* Begin Recorded information *

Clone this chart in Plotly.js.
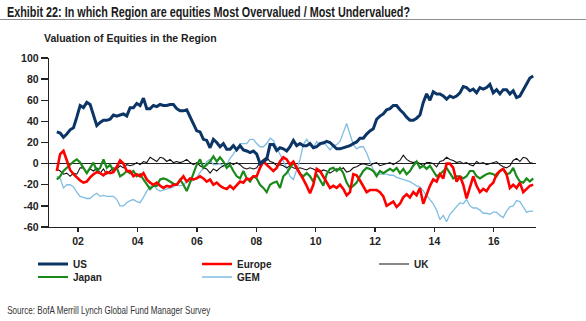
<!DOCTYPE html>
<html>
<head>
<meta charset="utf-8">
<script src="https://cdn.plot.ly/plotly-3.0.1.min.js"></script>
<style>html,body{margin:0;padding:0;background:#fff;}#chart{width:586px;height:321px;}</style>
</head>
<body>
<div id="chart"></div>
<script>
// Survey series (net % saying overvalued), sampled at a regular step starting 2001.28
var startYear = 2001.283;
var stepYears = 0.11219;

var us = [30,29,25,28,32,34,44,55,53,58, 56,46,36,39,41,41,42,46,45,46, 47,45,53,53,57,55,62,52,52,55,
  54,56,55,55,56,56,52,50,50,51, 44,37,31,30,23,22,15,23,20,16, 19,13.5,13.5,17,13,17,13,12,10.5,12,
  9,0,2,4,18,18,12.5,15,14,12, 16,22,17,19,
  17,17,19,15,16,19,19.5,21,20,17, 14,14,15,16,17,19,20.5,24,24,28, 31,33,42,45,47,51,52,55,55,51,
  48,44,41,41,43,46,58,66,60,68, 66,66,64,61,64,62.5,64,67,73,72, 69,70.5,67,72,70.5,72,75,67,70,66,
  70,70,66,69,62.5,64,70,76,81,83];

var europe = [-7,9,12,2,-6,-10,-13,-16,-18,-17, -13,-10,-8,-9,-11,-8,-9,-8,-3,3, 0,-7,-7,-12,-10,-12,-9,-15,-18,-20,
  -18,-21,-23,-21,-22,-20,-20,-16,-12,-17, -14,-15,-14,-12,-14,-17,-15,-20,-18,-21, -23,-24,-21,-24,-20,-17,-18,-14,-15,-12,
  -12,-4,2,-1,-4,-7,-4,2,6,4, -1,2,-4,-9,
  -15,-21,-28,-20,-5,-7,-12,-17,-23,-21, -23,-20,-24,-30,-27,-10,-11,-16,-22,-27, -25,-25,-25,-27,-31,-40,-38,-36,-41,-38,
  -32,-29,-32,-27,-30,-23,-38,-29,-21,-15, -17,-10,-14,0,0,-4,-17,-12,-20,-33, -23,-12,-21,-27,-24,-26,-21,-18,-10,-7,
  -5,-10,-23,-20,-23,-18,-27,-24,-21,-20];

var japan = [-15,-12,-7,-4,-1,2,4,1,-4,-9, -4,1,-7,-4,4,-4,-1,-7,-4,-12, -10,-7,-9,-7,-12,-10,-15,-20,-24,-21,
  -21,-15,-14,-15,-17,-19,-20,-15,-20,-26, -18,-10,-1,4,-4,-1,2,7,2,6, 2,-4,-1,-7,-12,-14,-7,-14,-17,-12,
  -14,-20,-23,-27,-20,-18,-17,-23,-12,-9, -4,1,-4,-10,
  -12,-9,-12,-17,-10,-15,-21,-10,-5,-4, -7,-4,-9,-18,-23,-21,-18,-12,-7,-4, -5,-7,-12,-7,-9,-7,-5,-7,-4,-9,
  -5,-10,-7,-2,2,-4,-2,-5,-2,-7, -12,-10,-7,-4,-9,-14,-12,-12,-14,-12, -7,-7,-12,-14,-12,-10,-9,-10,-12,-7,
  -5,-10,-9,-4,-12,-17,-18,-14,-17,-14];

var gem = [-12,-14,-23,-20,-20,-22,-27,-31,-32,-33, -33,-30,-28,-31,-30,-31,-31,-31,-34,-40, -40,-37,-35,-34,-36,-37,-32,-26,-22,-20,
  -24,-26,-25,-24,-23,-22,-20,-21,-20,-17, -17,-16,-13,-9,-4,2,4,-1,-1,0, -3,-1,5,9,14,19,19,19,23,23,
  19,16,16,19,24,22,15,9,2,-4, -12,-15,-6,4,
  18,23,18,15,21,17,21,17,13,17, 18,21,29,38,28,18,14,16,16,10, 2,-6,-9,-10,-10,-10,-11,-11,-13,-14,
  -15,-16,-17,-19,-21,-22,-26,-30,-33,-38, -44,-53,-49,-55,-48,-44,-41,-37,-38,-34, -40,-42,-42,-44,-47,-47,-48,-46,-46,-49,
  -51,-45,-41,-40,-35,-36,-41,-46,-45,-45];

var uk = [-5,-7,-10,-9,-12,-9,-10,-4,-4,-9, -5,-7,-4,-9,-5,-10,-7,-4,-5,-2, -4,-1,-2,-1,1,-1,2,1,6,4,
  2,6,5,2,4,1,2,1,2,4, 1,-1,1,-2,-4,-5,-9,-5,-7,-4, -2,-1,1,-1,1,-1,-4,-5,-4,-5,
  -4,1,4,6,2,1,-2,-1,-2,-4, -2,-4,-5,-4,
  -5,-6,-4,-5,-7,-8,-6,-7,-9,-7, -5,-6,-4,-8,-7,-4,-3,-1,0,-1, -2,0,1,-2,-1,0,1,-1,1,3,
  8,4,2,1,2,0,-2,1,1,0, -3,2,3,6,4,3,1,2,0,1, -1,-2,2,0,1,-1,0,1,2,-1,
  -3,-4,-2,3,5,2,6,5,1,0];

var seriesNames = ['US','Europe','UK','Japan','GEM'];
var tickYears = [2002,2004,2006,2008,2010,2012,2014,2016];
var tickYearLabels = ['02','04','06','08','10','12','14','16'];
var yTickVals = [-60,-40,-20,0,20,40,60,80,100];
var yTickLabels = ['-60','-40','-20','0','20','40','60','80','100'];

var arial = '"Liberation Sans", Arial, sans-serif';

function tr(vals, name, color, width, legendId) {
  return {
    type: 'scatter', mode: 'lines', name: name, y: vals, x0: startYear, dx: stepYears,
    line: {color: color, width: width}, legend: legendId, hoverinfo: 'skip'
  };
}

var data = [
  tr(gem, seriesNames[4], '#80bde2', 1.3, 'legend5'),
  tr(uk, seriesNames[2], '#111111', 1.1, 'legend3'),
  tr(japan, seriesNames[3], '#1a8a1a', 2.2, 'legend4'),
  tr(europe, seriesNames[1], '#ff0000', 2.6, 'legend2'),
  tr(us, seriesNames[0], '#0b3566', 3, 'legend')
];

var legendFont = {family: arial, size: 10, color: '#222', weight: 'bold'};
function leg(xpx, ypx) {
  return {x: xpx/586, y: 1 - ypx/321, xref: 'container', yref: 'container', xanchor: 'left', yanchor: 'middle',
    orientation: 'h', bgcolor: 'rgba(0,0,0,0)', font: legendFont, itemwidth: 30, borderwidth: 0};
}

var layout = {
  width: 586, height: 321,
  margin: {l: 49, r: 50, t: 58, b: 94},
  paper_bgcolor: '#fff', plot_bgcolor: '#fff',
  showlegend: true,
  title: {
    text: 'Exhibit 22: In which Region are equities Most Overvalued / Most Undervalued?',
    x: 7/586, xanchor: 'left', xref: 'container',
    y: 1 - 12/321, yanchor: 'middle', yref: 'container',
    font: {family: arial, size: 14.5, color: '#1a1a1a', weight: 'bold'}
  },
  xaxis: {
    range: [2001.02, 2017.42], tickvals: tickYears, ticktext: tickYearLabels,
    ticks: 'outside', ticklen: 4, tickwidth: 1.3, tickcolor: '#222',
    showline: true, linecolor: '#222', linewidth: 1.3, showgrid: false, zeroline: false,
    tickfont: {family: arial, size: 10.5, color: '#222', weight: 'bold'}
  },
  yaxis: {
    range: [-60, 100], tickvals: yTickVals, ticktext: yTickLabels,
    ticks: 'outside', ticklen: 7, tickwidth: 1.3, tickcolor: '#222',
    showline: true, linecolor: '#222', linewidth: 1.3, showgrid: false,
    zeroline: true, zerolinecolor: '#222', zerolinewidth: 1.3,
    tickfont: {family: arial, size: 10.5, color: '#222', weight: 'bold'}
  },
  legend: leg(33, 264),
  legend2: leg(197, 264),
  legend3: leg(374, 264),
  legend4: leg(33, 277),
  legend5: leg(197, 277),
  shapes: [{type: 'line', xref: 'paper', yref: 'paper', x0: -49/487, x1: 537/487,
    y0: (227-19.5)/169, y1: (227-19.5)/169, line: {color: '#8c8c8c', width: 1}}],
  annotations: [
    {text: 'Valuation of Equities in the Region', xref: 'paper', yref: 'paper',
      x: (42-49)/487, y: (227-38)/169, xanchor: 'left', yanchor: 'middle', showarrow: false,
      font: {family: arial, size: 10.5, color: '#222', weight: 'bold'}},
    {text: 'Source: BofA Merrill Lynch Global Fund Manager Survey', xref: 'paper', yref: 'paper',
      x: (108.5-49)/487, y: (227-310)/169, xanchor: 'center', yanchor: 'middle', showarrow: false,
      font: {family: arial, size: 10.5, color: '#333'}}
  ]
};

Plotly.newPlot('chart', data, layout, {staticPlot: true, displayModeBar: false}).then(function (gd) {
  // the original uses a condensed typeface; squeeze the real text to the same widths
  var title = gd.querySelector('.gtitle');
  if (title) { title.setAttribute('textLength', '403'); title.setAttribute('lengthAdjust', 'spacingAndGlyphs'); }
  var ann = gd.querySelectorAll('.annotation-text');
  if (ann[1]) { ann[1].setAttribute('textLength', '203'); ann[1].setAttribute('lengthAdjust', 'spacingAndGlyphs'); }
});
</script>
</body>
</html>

* End Recorded information *

Return exactly what appears from the opening line of the material through the line with "var stepYears = 0.11219;", apart from the pictures.

• _Finished exercise_
Clone this chart in Plotly.js.
<!DOCTYPE html>
<html>
<head>
<meta charset="utf-8">
<script src="https://cdn.plot.ly/plotly-3.0.1.min.js"></script>
<style>html,body{margin:0;padding:0;background:#fff;}#chart{width:586px;height:321px;}</style>
</head>
<body>
<div id="chart"></div>
<script>
// Survey series (net % saying overvalued), sampled at a regular step starting 2001.28
var startYear = 2001.283;
var stepYears = 0.11219;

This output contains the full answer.